運河管理局目前正在計算救援工作的投入成本以及受損河堤的修復費用。據估計,運河被迫停運造成的收入損失約為每天1400萬到1500萬美元。據悉,蘇伊士運河位於歐、亞、非三洲交接地帶的要衝,連接紅海和地中海。該運河收入是埃及國家財政收入和外匯儲備的主要來源之一。

3月25日,為幫助“長賜號”脱困,工程機械在挖掘運河河道。圖據蘇伊士運河管理局

但這筆錢到底該誰來賠?埃及方面並未提及。

而日本正榮汽船告訴彭博社稱,公司期待與蘇伊士運河管理局商討賠償問題。不過,這並不意味着這家公司準備自己扛下這筆財務重擔。日本正榮汽船援引一條海洋法規稱,船上運載的貨物的主人也要承擔拯救貨船的部分成本。

據外媒報道,“長賜號”上有瑞典宜家家居連鎖公司(IKEA)的約110個產品集裝箱,宜家方面在同意拿出這些產品總價值的一部分作為脱淺成本之前,應該是拿不到這一批貨物了。而宜家作為大公司,可能有保險賠償這種意料之外的額外花費,但其他的小公司可能就沒有保險了。

連鎖效應或繼續,何時能正常?

在“長賜號”卡死蘇伊士運河的6天裏,每天都有數十億美元的國際貿易被耽擱,而連鎖效應甚至可以綿延好幾個月。

英國《勞埃德船舶日報》估計,每天有價值大約96億美元的集裝箱貨物經過蘇伊士運河,包括服裝、家電和電子產品等。由於對蘇伊士運河海運渠道依賴度較高,歐洲市場已明顯感受到物流受阻帶來的不便。目前已經確認,瑞典宜家家居連鎖公司、英國電器零售商迪克森斯手機公司、荷蘭家居產品零售商布洛克爾公司等都有貨物被堵在蘇伊士運河。

長賜號”脱困成功後,一艘貨船在蘇伊士運河中航行。
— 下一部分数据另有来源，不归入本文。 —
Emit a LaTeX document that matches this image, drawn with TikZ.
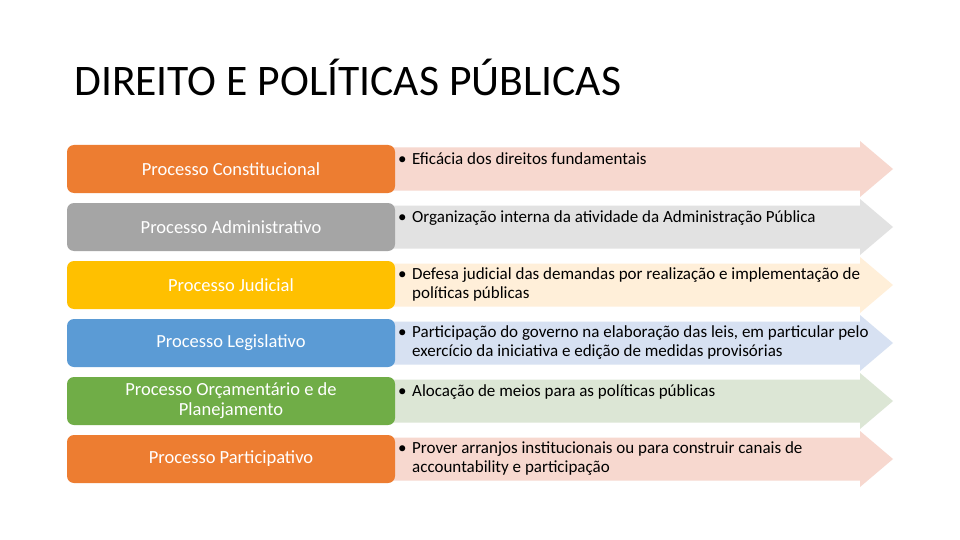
\documentclass[tikz,border=0pt]{standalone}
\usepackage{fontspec}
\setmainfont{Carlito}
\definecolor{corange}{HTML}{ED7D31}
\definecolor{cgray}{HTML}{A5A5A5}
\definecolor{cyellow}{HTML}{FFC000}
\definecolor{cblue}{HTML}{5B9BD5}
\definecolor{cgreen}{HTML}{70AD47}
\definecolor{lorange}{HTML}{F7D8CF}
\definecolor{lgray}{HTML}{E2E2E2}
\definecolor{lyellow}{HTML}{FFEFD9}
\definecolor{lblue}{HTML}{D7E1F2}
\definecolor{lgreen}{HTML}{DCE6D5}
\tikzset{
  procbox/.style={draw=none, rounded corners=7pt, minimum width=328pt, minimum height=48pt,
    inner sep=0pt, text=white, align=center, font=\fontsize{18.5}{20}\selectfont},
  desctext/.style={anchor=north west, inner sep=0pt,
    font=\fontsize{17}{19.5}\selectfont},
}
\newcommand{\arrowrow}[2]{%
  \fill[#2] (388,#1-21.5) -- (860,#1-21.5) -- (860,#1-28) -- (893,#1) -- (860,#1+28)
    -- (860,#1+21.5) -- (388,#1+21.5) -- cycle;}
\newcommand{\descitem}[1]{\makebox[14pt][l]{•}\begin{tabular}[t]{@{}l@{}}#1\end{tabular}}
\begin{document}
\begin{tikzpicture}[x=1pt,y=-1pt]
\useasboundingbox[fill=white] (0,0) rectangle (960,540);
\node[anchor=west, inner sep=0pt, font=\fontsize{43.6}{45}\selectfont] (title) at (74,77) {DIREITO E POLÍTICAS PÚBLICAS};
% arrows
\arrowrow{169}{lorange}
\arrowrow{227}{lgray}
\arrowrow{285}{lyellow}
\arrowrow{343}{lblue}
\arrowrow{401}{lgreen}
\arrowrow{459}{lorange}
% left boxes
\node[procbox, fill=corange] (p1) at (231,169) {Processo Constitucional};
\node[procbox, fill=cgray] (p2) at (231,227) {Processo Administrativo};
\node[procbox, fill=cyellow] (p3) at (231,285) {Processo Judicial};
\node[procbox, fill=cblue] (p4) at (231,343) {Processo Legislativo};
\node[procbox, fill=cgreen] (p5) at (231,401) {Processo Orçamentário e de\\Planejamento};
\node[procbox, fill=corange] (p6) at (231,459) {Processo Participativo};
% descriptions
\renewcommand{\arraystretch}{0.98}
\node[desctext] (d1) at (398,151) {\descitem{Eficácia dos direitos fundamentais}};
\node[desctext] (d2) at (398,209) {\descitem{Organização interna da atividade da Administração Pública}};
\node[desctext] (d3) at (398,266) {\descitem{Defesa judicial das demandas por realização e implementação de\\políticas públicas}};
\node[desctext] (d4) at (398,324) {\descitem{Participação do governo na elaboração das leis, em particular pelo\\exercício da iniciativa e edição de medidas provisórias}};
\node[desctext] (d5) at (398,383) {\descitem{Alocação de meios para as políticas públicas}};
\node[desctext] (d6) at (398,440) {\descitem{Prover arranjos institucionais ou para construir canais de\\accountability e participação}};
\end{tikzpicture}
\end{document}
圖據新華社

聯合國貿易和發展會議(UNCTAD)物流專家揚·霍夫曼(Jan Hoffmann)在一份簡報中稱,因運河堵塞而滯留的貨物總價值大約為890億美元,蘇伊士運河周圍堆積的貨物可能會在四到五天內清除完畢,但處理港口的積壓貨物可能還要花幾個月的時間。

航運巨頭馬士基警告稱,運河堵塞對整個國際航運市場造成的影響可能還將持續數週。“除因暫停通行直接造成的延誤外,船隻駛往下一個港口時不可避免地也會出現擁擠。預計接下來的幾周內我們還會感受到後續的連鎖反應。”馬士基全球執行中心負責人艾哈邁德·巴希爾這樣説道。

3月25日-30日的衞星夜光數據顯示,從25日起蘇伊士運河堵塞加重,雖然3月30日已經通航,但堵塞情況仍未得到明顯緩解。圖據新華社衞星新聞實驗室

不僅如此,運河阻塞也給供應鏈造成了巨大壓力,加劇了原材料短缺問題,推高生產成本,導致交付延遲,甚至是生產中斷。據媒體報道,此次受影響最大的是工業用品和消費品,歐洲製造業特別是汽車零件供應商也遭到了很大的衝擊。巴西一家廁紙紙漿生產公司負責人則表示,由於運河堵塞可能會延遲紙漿運輸,繼而影響衞生紙供應。

長榮海運近日發聲稱,公司同其貨主的合同中並沒有保證抵達時間,因此不會被索賠。但是其他被波及的船隻還是可以來索賠。